This is especially true in the case of tertiary prevention programs, i.e., those that aim to deradicalize individuals, disengage them from extremist groups, and reintegrate them into society. In 2010, Horgan and Braddock concluded that a) no systematic effort had been made to analyze such programs or initiatives; b) there were no explicit criteria for what was considered a successful outcome; and c) despite the widely publicized success of these programs by certain governments, little data existed that could independently corroborate this success. This means that available information regarding the effectiveness of tertiary prevention programs remains to be a matter of informed opinion rather than clear empirical evidence. In addition, many studies claim to be “evaluations” despite not meeting the basic standards expected of such types of studies. This is a serious issue because the implementation of prevention programs, without adequate knowledge about their potential outcomes and impact, may ultimately be counterproductive, stigmatizing, and lead to greater harms than benefits.
To address this knowledge gap, CPN-PREV conducted a systematic review of the literature on the effectiveness of tertiary prevention programs in the field of violent radicalization.

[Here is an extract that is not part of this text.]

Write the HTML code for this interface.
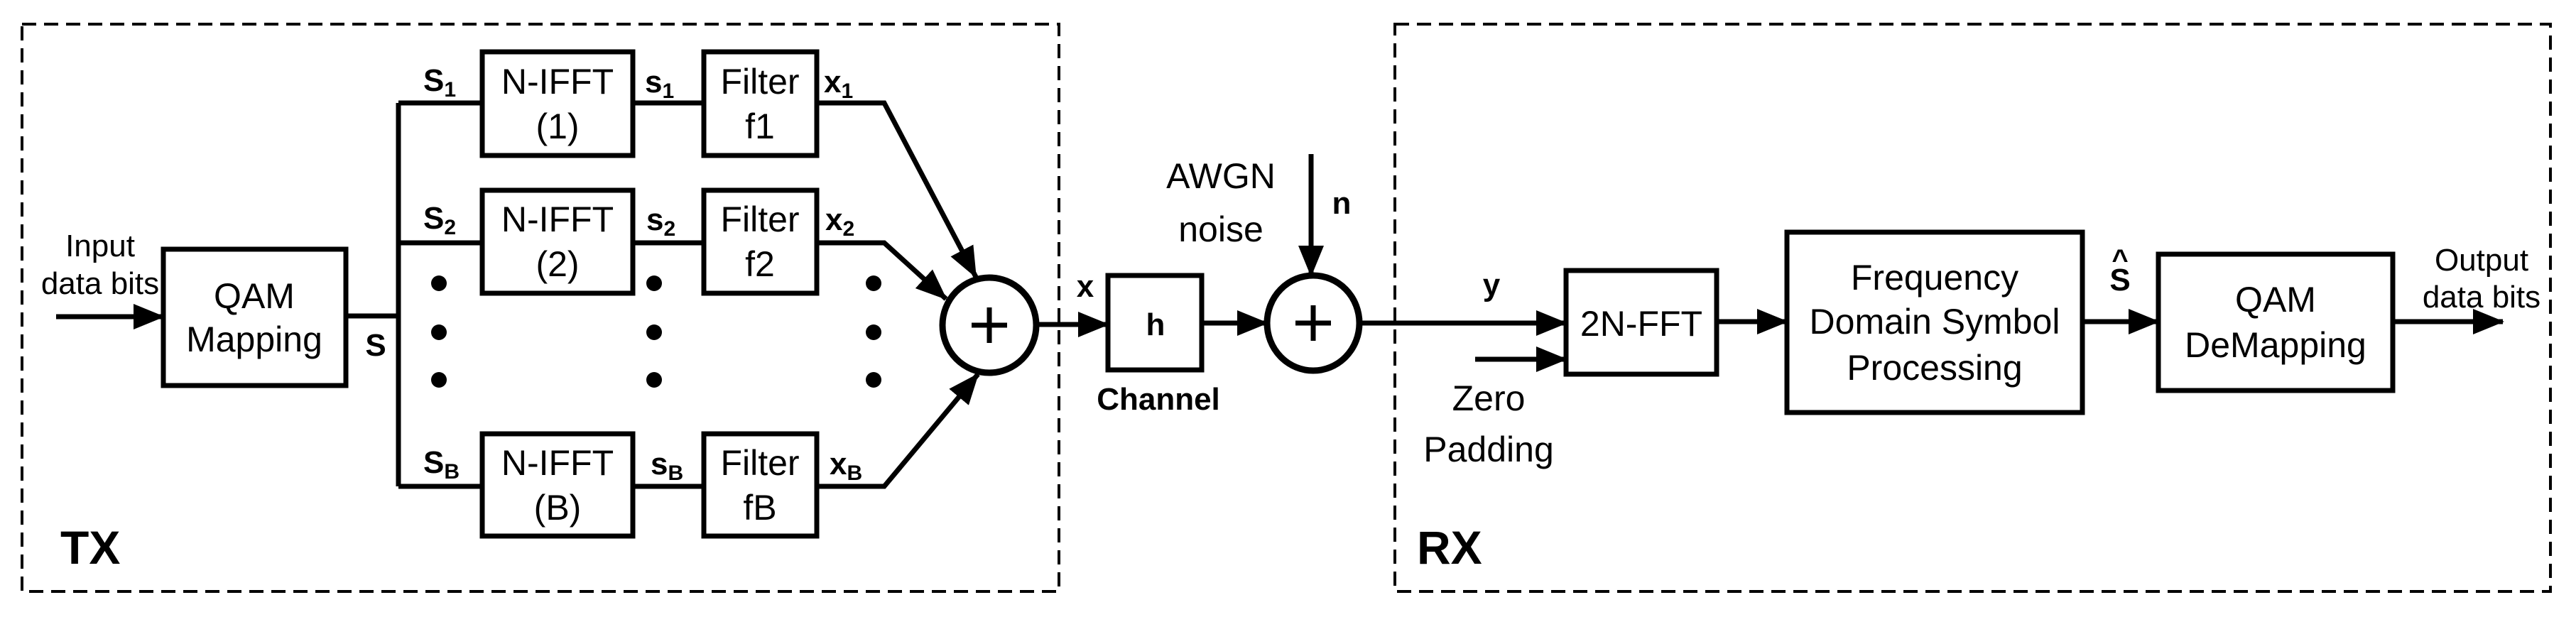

The goals of our systematic review were as follows:
- To describe the outcomes of tertiary PVE programs in terms of reducing the risk of violent radicalization;
- To identify specific program modalities associated with a higher chance of success or failure for the targeted populations;
- To assess the quality of the literature in order to identify knowledge gaps and studies that should be given more (or less) weight in the interpretation of results; and
- To formulate preliminary recommendations for program providers, policymakers, practitioners, and researchers working in the field of PVE.
The review aimed to provide a reliable, trusted, and valid knowledge base for the development of evidence-based guidelines that would speak to practitioners, researchers, and deciders from multiple sectors.